*** Data lines ***

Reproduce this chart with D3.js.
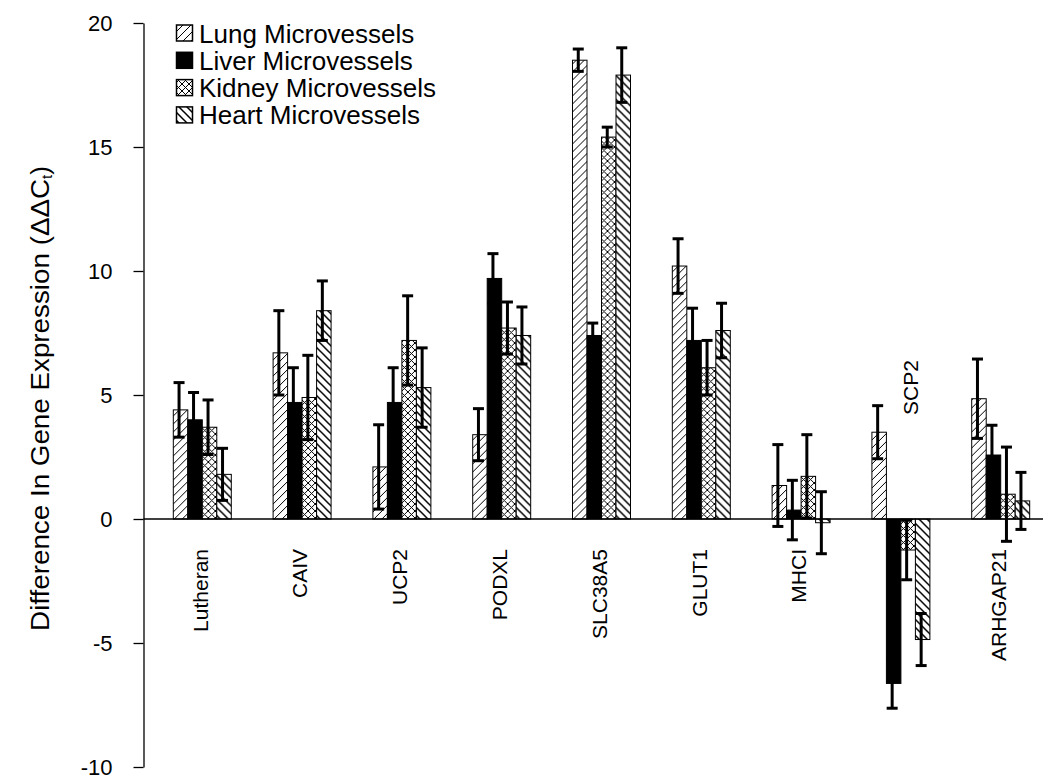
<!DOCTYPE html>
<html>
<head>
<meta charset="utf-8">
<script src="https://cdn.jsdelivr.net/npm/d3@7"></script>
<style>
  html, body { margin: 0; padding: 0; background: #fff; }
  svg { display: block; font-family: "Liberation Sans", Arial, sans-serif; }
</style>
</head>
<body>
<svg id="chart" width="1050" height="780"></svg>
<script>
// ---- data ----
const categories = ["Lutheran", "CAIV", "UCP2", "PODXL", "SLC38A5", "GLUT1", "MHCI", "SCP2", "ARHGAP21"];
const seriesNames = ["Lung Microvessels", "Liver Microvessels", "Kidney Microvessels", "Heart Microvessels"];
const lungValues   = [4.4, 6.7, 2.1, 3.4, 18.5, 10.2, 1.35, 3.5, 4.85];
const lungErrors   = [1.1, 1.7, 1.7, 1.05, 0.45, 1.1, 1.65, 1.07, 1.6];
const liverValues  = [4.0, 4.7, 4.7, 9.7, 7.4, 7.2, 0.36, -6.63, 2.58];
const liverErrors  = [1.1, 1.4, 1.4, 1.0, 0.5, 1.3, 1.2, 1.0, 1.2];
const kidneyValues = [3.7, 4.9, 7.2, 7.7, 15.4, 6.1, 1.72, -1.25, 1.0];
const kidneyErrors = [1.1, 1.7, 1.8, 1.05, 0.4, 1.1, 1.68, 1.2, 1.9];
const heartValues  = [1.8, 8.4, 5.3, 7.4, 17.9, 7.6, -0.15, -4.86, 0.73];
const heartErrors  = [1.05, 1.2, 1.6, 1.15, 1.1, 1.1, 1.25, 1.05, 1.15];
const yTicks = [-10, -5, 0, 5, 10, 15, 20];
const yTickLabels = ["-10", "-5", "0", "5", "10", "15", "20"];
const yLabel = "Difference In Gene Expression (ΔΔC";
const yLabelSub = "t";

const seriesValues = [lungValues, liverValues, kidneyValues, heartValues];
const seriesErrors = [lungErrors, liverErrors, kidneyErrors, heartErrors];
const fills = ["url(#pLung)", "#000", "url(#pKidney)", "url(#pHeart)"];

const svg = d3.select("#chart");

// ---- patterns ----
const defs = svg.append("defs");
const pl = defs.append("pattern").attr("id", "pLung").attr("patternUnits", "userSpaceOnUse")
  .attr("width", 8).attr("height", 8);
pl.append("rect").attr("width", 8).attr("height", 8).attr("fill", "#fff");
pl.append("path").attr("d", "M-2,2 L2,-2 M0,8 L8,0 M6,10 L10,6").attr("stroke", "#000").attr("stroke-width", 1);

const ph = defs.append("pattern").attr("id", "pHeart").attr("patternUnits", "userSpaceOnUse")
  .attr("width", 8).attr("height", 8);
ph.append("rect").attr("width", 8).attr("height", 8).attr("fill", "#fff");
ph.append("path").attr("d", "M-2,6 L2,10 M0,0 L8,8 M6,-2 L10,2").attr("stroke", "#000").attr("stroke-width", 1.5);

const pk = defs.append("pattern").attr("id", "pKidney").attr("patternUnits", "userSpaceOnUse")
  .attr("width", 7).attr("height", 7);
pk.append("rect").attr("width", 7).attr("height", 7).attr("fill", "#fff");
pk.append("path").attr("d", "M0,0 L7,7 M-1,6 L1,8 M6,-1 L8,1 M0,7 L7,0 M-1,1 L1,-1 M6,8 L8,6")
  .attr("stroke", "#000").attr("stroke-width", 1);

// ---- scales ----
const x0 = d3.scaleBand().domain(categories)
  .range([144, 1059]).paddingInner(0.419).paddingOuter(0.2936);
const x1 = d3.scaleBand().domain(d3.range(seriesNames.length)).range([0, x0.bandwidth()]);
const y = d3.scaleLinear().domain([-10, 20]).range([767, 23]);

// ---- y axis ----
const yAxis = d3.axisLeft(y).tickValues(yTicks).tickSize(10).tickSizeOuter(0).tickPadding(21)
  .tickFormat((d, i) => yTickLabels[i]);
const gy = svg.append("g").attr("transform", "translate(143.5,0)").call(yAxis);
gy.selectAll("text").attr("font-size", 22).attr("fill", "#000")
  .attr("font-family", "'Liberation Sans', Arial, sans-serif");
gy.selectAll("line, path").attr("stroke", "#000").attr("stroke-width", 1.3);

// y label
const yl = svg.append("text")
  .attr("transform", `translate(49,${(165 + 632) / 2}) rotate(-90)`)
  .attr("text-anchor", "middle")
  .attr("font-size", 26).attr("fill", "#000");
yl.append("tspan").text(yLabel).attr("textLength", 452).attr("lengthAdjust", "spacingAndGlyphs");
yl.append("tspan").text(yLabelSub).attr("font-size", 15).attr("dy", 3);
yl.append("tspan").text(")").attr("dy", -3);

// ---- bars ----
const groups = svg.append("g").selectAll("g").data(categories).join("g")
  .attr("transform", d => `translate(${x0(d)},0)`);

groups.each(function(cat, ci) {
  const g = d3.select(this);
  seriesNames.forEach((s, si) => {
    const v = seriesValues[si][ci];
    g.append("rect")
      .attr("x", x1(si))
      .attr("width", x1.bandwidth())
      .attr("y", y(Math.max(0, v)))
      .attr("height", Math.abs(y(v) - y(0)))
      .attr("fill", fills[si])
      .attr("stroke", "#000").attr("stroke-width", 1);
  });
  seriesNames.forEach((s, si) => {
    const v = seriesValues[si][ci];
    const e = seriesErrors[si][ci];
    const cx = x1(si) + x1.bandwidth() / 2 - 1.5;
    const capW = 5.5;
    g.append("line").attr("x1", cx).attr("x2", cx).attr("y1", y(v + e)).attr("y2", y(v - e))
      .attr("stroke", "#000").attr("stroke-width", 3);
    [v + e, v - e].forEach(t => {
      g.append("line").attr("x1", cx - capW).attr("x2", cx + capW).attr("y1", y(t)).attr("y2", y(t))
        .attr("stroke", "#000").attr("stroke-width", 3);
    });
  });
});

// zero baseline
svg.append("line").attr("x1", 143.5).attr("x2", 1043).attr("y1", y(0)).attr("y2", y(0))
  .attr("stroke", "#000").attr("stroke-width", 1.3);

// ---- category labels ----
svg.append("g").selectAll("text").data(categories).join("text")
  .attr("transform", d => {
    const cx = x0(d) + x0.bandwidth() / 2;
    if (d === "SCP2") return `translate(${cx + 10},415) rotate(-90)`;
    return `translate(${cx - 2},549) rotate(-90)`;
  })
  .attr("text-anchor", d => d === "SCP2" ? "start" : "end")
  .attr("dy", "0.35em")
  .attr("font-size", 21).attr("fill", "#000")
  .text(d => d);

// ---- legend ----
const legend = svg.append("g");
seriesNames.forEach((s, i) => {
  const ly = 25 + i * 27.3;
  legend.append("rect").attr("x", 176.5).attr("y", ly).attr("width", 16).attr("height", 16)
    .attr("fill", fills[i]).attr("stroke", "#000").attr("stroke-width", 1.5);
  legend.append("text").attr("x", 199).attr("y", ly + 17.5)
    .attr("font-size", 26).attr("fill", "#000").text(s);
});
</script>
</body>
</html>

***

• Directions for this task:
Return the listing above unchanged, apart from dropping its pictures.

• Output below:
Reproduce this chart with D3.js.
<!DOCTYPE html>
<html>
<head>
<meta charset="utf-8">
<script src="https://cdn.jsdelivr.net/npm/d3@7"></script>
<style>
  html, body { margin: 0; padding: 0; background: #fff; }
  svg { display: block; font-family: "Liberation Sans", Arial, sans-serif; }
</style>
</head>
<body>
<svg id="chart" width="1050" height="780"></svg>
<script>
// ---- data ----
const categories = ["Lutheran", "CAIV", "UCP2", "PODXL", "SLC38A5", "GLUT1", "MHCI", "SCP2", "ARHGAP21"];
const seriesNames = ["Lung Microvessels", "Liver Microvessels", "Kidney Microvessels", "Heart Microvessels"];
const lungValues   = [4.4, 6.7, 2.1, 3.4, 18.5, 10.2, 1.35, 3.5, 4.85];
const lungErrors   = [1.1, 1.7, 1.7, 1.05, 0.45, 1.1, 1.65, 1.07, 1.6];
const liverValues  = [4.0, 4.7, 4.7, 9.7, 7.4, 7.2, 0.36, -6.63, 2.58];
const liverErrors  = [1.1, 1.4, 1.4, 1.0, 0.5, 1.3, 1.2, 1.0, 1.2];
const kidneyValues = [3.7, 4.9, 7.2, 7.7, 15.4, 6.1, 1.72, -1.25, 1.0];
const kidneyErrors = [1.1, 1.7, 1.8, 1.05, 0.4, 1.1, 1.68, 1.2, 1.9];
const heartValues  = [1.8, 8.4, 5.3, 7.4, 17.9, 7.6, -0.15, -4.86, 0.73];
const heartErrors  = [1.05, 1.2, 1.6, 1.15, 1.1, 1.1, 1.25, 1.05, 1.15];
const yTicks = [-10, -5, 0, 5, 10, 15, 20];
const yTickLabels = ["-10", "-5", "0", "5", "10", "15", "20"];
const yLabel = "Difference In Gene Expression (ΔΔC";
const yLabelSub = "t";

const seriesValues = [lungValues, liverValues, kidneyValues, heartValues];
const seriesErrors = [lungErrors, liverErrors, kidneyErrors, heartErrors];
const fills = ["url(#pLung)", "#000", "url(#pKidney)", "url(#pHeart)"];

const svg = d3.select("#chart");

// ---- patterns ----
const defs = svg.append("defs");
const pl = defs.append("pattern").attr("id", "pLung").attr("patternUnits", "userSpaceOnUse")
  .attr("width", 8).attr("height", 8);
pl.append("rect").attr("width", 8).attr("height", 8).attr("fill", "#fff");
pl.append("path").attr("d", "M-2,2 L2,-2 M0,8 L8,0 M6,10 L10,6").attr("stroke", "#000").attr("stroke-width", 1);

const ph = defs.append("pattern").attr("id", "pHeart").attr("patternUnits", "userSpaceOnUse")
  .attr("width", 8).attr("height", 8);
ph.append("rect").attr("width", 8).attr("height", 8).attr("fill", "#fff");
ph.append("path").attr("d", "M-2,6 L2,10 M0,0 L8,8 M6,-2 L10,2").attr("stroke", "#000").attr("stroke-width", 1.5);

const pk = defs.append("pattern").attr("id", "pKidney").attr("patternUnits", "userSpaceOnUse")
  .attr("width", 7).attr("height", 7);
pk.append("rect").attr("width", 7).attr("height", 7).attr("fill", "#fff");
pk.append("path").attr("d", "M0,0 L7,7 M-1,6 L1,8 M6,-1 L8,1 M0,7 L7,0 M-1,1 L1,-1 M6,8 L8,6")
  .attr("stroke", "#000").attr("stroke-width", 1);

// ---- scales ----
const x0 = d3.scaleBand().domain(categories)
  .range([144, 1059]).paddingInner(0.419).paddingOuter(0.2936);
const x1 = d3.scaleBand().domain(d3.range(seriesNames.length)).range([0, x0.bandwidth()]);
const y = d3.scaleLinear().domain([-10, 20]).range([767, 23]);

// ---- y axis ----
const yAxis = d3.axisLeft(y).tickValues(yTicks).tickSize(10).tickSizeOuter(0).tickPadding(21)
  .tickFormat((d, i) => yTickLabels[i]);
const gy = svg.append("g").attr("transform", "translate(143.5,0)").call(yAxis);
gy.selectAll("text").attr("font-size", 22).attr("fill", "#000")
  .attr("font-family", "'Liberation Sans', Arial, sans-serif");
gy.selectAll("line, path").attr("stroke", "#000").attr("stroke-width", 1.3);

// y label
const yl = svg.append("text")
  .attr("transform", `translate(49,${(165 + 632) / 2}) rotate(-90)`)
  .attr("text-anchor", "middle")
  .attr("font-size", 26).attr("fill", "#000");
yl.append("tspan").text(yLabel).attr("textLength", 452).attr("lengthAdjust", "spacingAndGlyphs");
yl.append("tspan").text(yLabelSub).attr("font-size", 15).attr("dy", 3);
yl.append("tspan").text(")").attr("dy", -3);

// ---- bars ----
const groups = svg.append("g").selectAll("g").data(categories).join("g")
  .attr("transform", d => `translate(${x0(d)},0)`);

groups.each(function(cat, ci) {
  const g = d3.select(this);
  seriesNames.forEach((s, si) => {
    const v = seriesValues[si][ci];
    g.append("rect")
      .attr("x", x1(si))
      .attr("width", x1.bandwidth())
      .attr("y", y(Math.max(0, v)))
      .attr("height", Math.abs(y(v) - y(0)))
      .attr("fill", fills[si])
      .attr("stroke", "#000").attr("stroke-width", 1);
  });
  seriesNames.forEach((s, si) => {
    const v = seriesValues[si][ci];
    const e = seriesErrors[si][ci];
    const cx = x1(si) + x1.bandwidth() / 2 - 1.5;
    const capW = 5.5;
    g.append("line").attr("x1", cx).attr("x2", cx).attr("y1", y(v + e)).attr("y2", y(v - e))
      .attr("stroke", "#000").attr("stroke-width", 3);
    [v + e, v - e].forEach(t => {
      g.append("line").attr("x1", cx - capW).attr("x2", cx + capW).attr("y1", y(t)).attr("y2", y(t))
        .attr("stroke", "#000").attr("stroke-width", 3);
    });
  });
});

// zero baseline
svg.append("line").attr("x1", 143.5).attr("x2", 1043).attr("y1", y(0)).attr("y2", y(0))
  .attr("stroke", "#000").attr("stroke-width", 1.3);

// ---- category labels ----
svg.append("g").selectAll("text").data(categories).join("text")
  .attr("transform", d => {
    const cx = x0(d) + x0.bandwidth() / 2;
    if (d === "SCP2") return `translate(${cx + 10},415) rotate(-90)`;
    return `translate(${cx - 2},549) rotate(-90)`;
  })
  .attr("text-anchor", d => d === "SCP2" ? "start" : "end")
  .attr("dy", "0.35em")
  .attr("font-size", 21).attr("fill", "#000")
  .text(d => d);

// ---- legend ----
const legend = svg.append("g");
seriesNames.forEach((s, i) => {
  const ly = 25 + i * 27.3;
  legend.append("rect").attr("x", 176.5).attr("y", ly).attr("width", 16).attr("height", 16)
    .attr("fill", fills[i]).attr("stroke", "#000").attr("stroke-width", 1.5);
  legend.append("text").attr("x", 199).attr("y", ly + 17.5)
    .attr("font-size", 26).attr("fill", "#000").text(s);
});
</script>
</body>
</html>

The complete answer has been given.